I actually think that in the final analysis, the film is positive, and it’s the Joker that makes it so. By depicting chaos so enigmatically, Ledger acts as the audience’s guide, leading us through twisted logic, dishonest reasoning and casual cruelty to the rotten heart of his character. Even as Gotham is suffering, we as an audience get to look behind the scenes at the Joker’s craft. Gotham doesn’t see him lie, but we do. Gotham believes he has planned their destruction. We see that he couldn’t have. Fascinated as we are by his charisma, willing as we are to believe he can control a vast, well-organised network to orchestrate terror, we know it could never be real. If the obvious parallels with real-world terror organisations are examined (and scriptwriters pointedly refer to the Joker as a ‘terrorist’), they don’t ultimately stand up. Yes, these groups have wreaked unspeakable horror. But mercifully rarely, at least compared with the film’s timescale. Yes, a loose network of accomplices has been able to plan terror without central planning, logistics and co-ordination. But they have failed far more often than they have succeeded.

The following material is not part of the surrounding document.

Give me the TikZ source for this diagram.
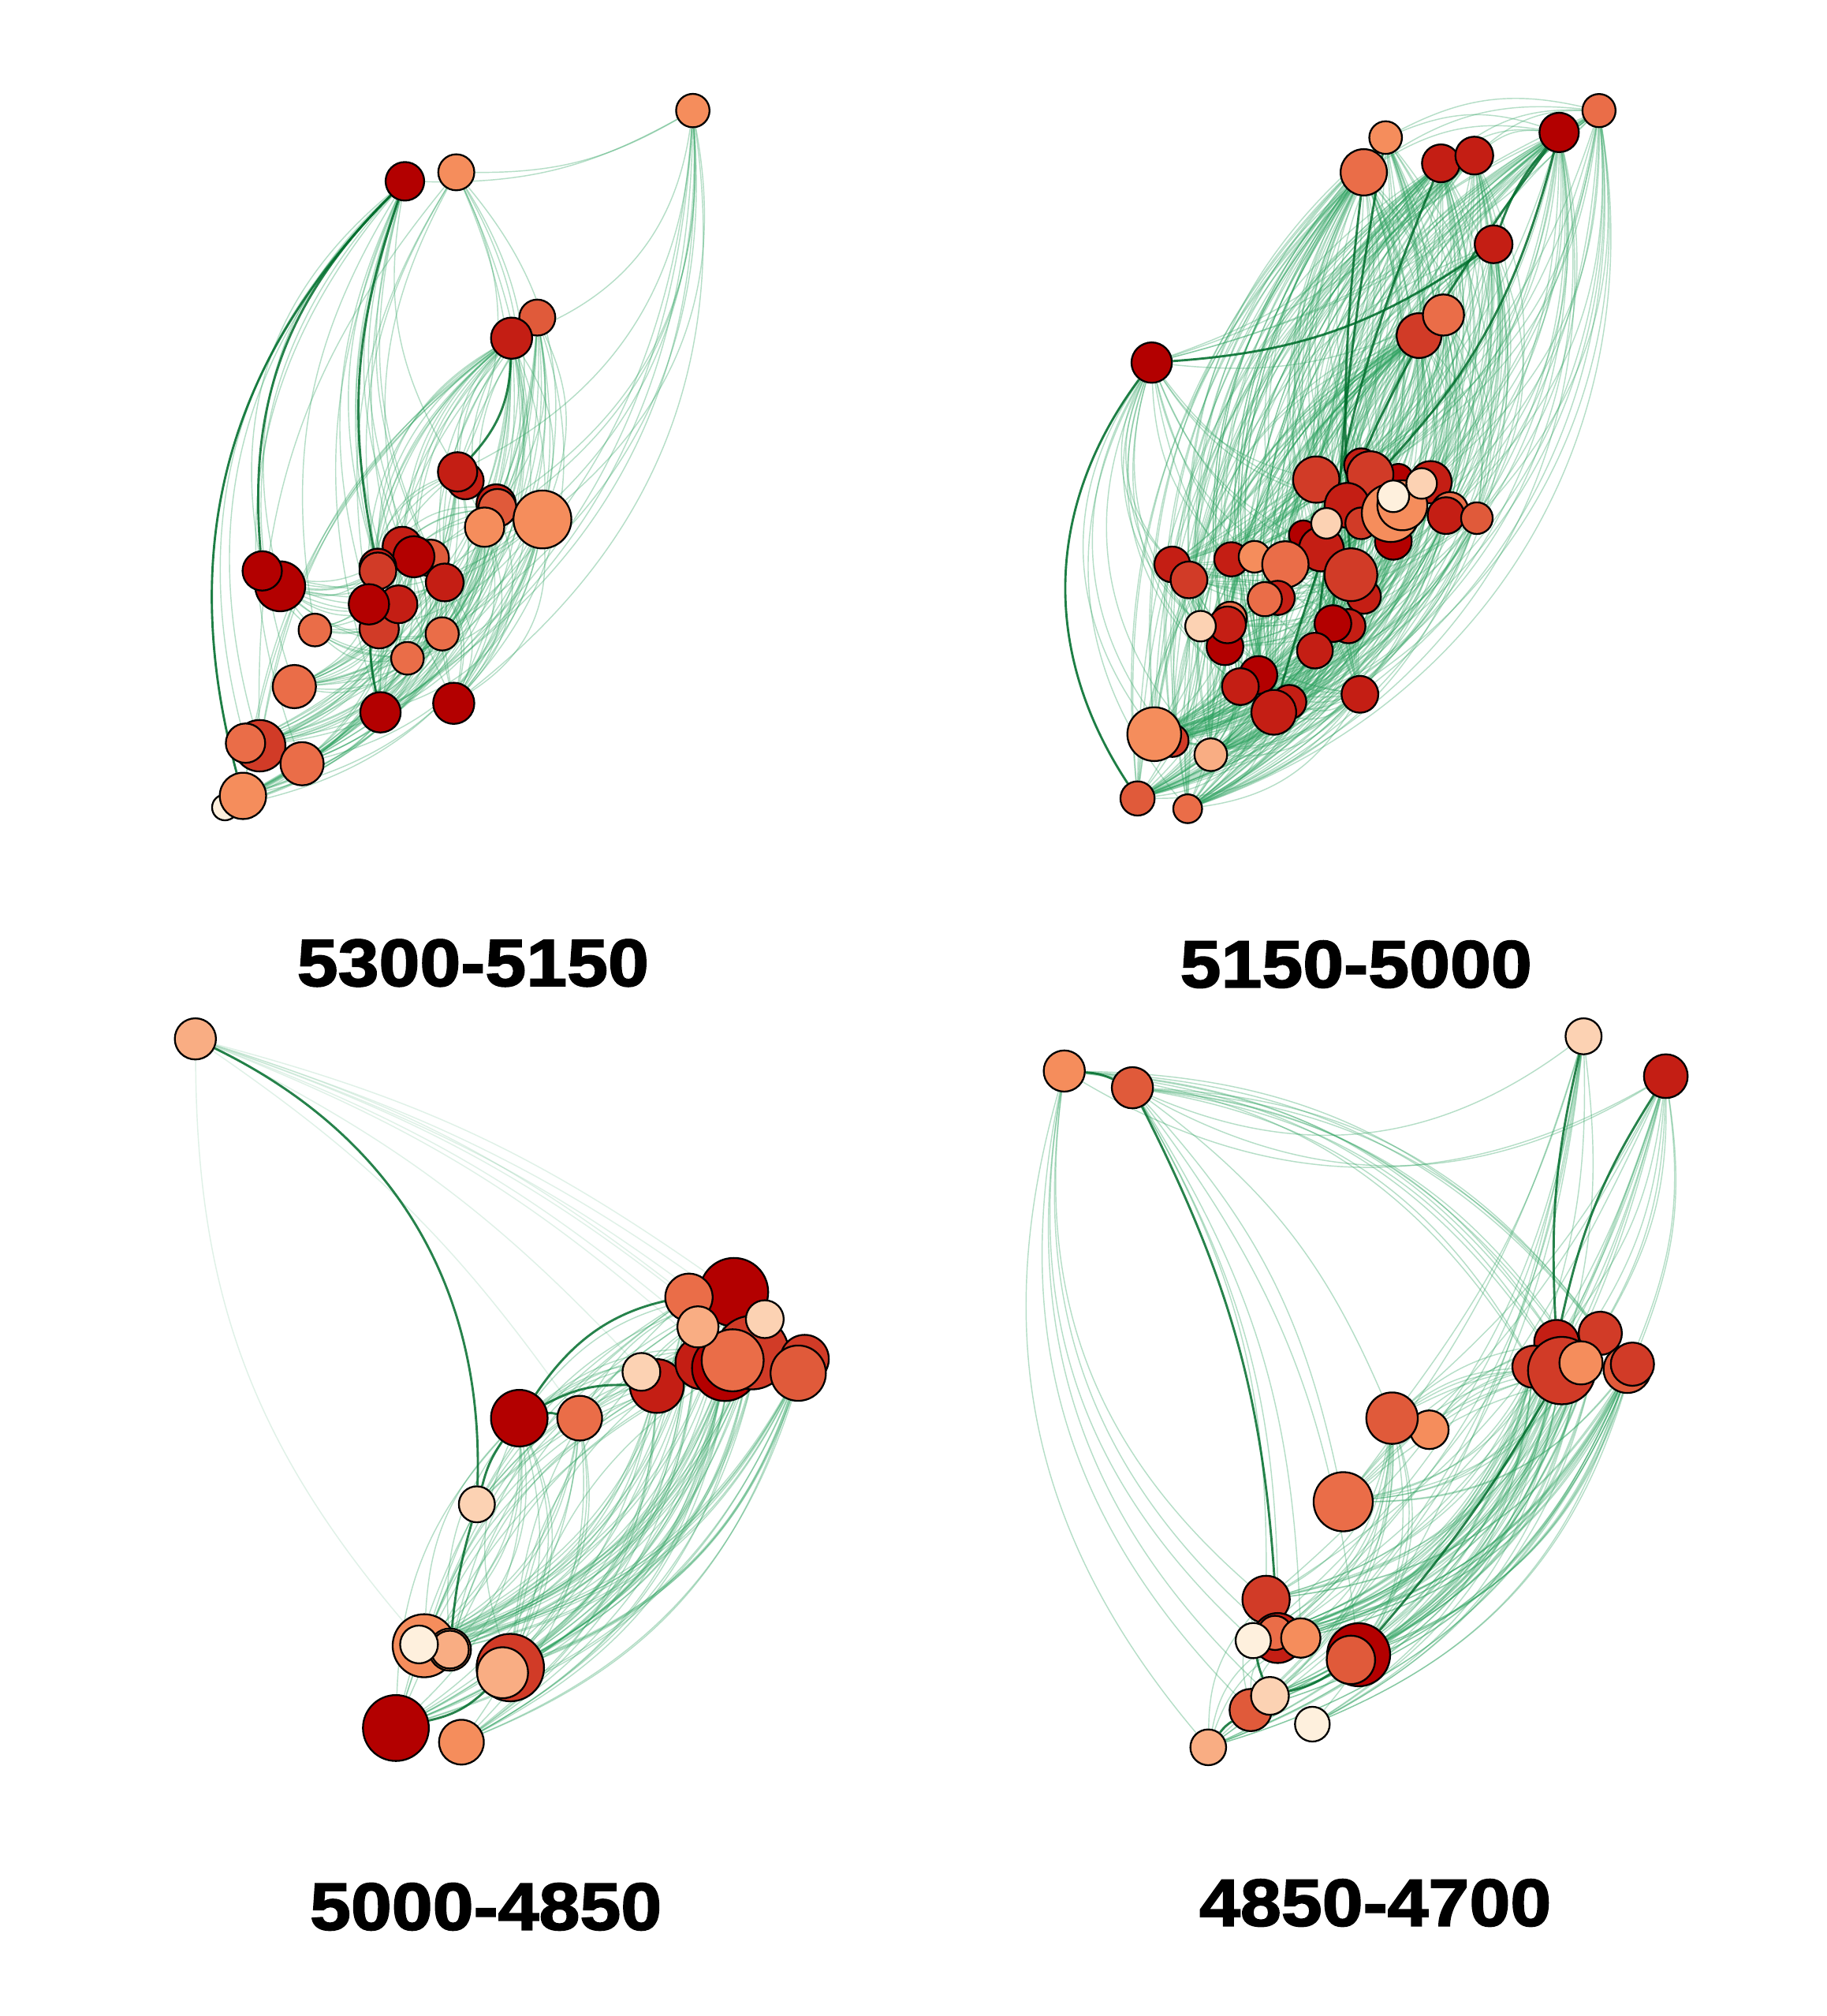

The Dark Knight presents a ‘What if’ scenario. What if an impossible, unbeatable phenomenon such as the Joker existed? What would happen? Well, all hell would break lose. But forces for good – in different forms – would keep fighting until the very moment all was lost. Ultimately, thinking about the film sharpens our awareness that our world in not Gotham city, but that we see ourselves in its inhabitants, and we can be thankful that most of us are spared the choices they have to make.